Sometimes, two rights can make a wrong when they happen in parallel.
Whether it is detecting simple or multidimensional attacks, SIEM platforms play a central role in both proactive and reactive defense.
How SIEM Works
A functional SIEM pipeline typically includes:
- Data Collection — SIEMs ingest logs from sources like Windows Event Logs, firewalls, IDS/IPS systems, authentication servers, and cloud APIs.
- Normalization and Enrichment — Data is standardized into a common schema and enriched with threat intel, geolocation, or user context.
- Correlation and Detection — Logic rules, statistical models, or threat signatures analyse event patterns, triggering alerts when thresholds or matches occur.
- Alerting and Dashboards — Analysts receive prioritized alerts and can use dashboards to explore incidents, run queries, or pivot to threat hunting.
Getting Started
If you are early in your journey, the best way to skill up is to start experimenting. Free or community-driven tools like the Elastic Stack, Security Onion, or trial versions of Splunk can help you spin up a lab.
Focus on learning:
- What your logs are telling you
- How to write simple correlation rules
- How alerts are generated and triaged
These are foundational skills that map directly to SOC analyst and detection engineer roles.
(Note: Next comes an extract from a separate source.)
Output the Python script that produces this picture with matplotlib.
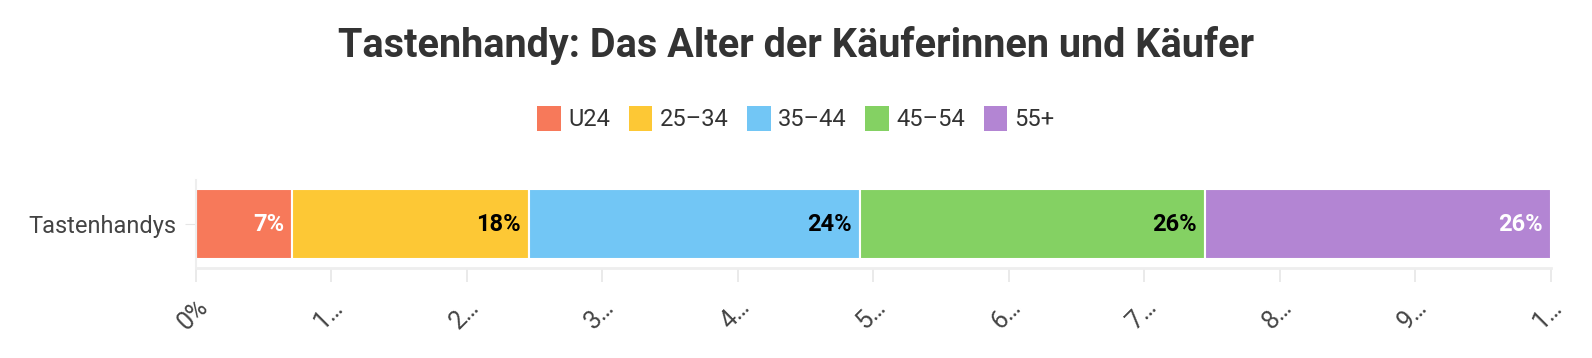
import matplotlib.pyplot as plt
from matplotlib.patches import Patch

plt.rcParams['font.family'] = ['Roboto', 'DejaVu Sans']

categories = ['Tastenhandys']
groups = ['U24', '25–34', '35–44', '45–54', '55+']
values = [7.1, 17.5, 24.4, 25.5, 25.5]
colors = ['#f7795a', '#fdc835', '#72c6f5', '#84d163', '#b385d3']
label_colors = ['white', 'black', 'black', 'black', 'white']
tick_labels = ['0%', '1…', '2…', '3…', '4…', '5…', '6…', '7…', '8…', '9…', '1…']

fig = plt.figure(figsize=(15.92, 3.58), dpi=100)
ax = fig.add_axes([0.123, 0.251, 0.851, 0.246])

left = 0
for val, col, lc in zip(values, colors, label_colors):
    ax.barh(categories, val, left=left, height=0.8, color=col,
            edgecolor='white', linewidth=1.5)
    ax.text(left + val - 0.6, 0, f'{val:.0f}%', ha='right', va='center',
            fontsize=17, fontweight='bold', color=lc)
    left += val

ax.set_xlim(0, 100)
ax.set_ylim(-0.5, 0.5)
ax.set_xticks(range(0, 101, 10))
ax.set_xticklabels(tick_labels, rotation=45, ha='right', rotation_mode='anchor',
                   fontsize=18, color='#444444')
ax.tick_params(axis='x', length=10, color='#e6e6e6', width=1.2, pad=9)
ax.tick_params(axis='y', length=8, color='#e6e6e6', labelsize=17,
               labelcolor='#444444', pad=6)
for s in ['top', 'right']:
    ax.spines[s].set_visible(False)
ax.spines['bottom'].set_color('#eeeeee')
ax.spines['bottom'].set_linewidth(2)
ax.spines['left'].set_color('#eeeeee')
ax.spines['left'].set_linewidth(1.5)

fig.text(0.5, 0.872, 'Tastenhandy: Das Alter der Käuferinnen und Käufer',
         ha='center', va='center', fontsize=28.5, fontweight='bold', color='#333333')

handles = [Patch(facecolor=c, edgecolor='none') for c in colors]
fig.legend(handles, groups, loc='center', bbox_to_anchor=(0.5, 0.668), ncol=5,
           frameon=False, fontsize=17, handlelength=1.0, handleheight=1.2,
           handletextpad=0.3, columnspacing=0.8, labelcolor='#333333')

fig.savefig('out.png', dpi=100)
They scale upward into more advanced SIEM, SOAR, and threat detection work. Platforms like Splunk, Microsoft Sentinel, and QRadar are amongst the leaders in this space, each with their own strengths depending on enterprise needs and scale.
Closing Thoughts
SIEM isn’t about dashboards and buzzwords; it is about operational clarity. It is how you know what is happening, when to care, and how to act. Whether you are an aspiring analyst or a SIEM engineer building detection content, the path begins with understanding the fundamentals and building upward, deliberately.
You don’t need to memorise definitions — focus on grasping the role SIEM plays in a security ecosystem. From here, you’ll be better equipped to explore more advanced concepts like use cases, alert tuning, threat intelligence integration, and even SOAR (Security Orchestration, Automation, and Response).
Remember, even the best tools are only as good as the people wielding them.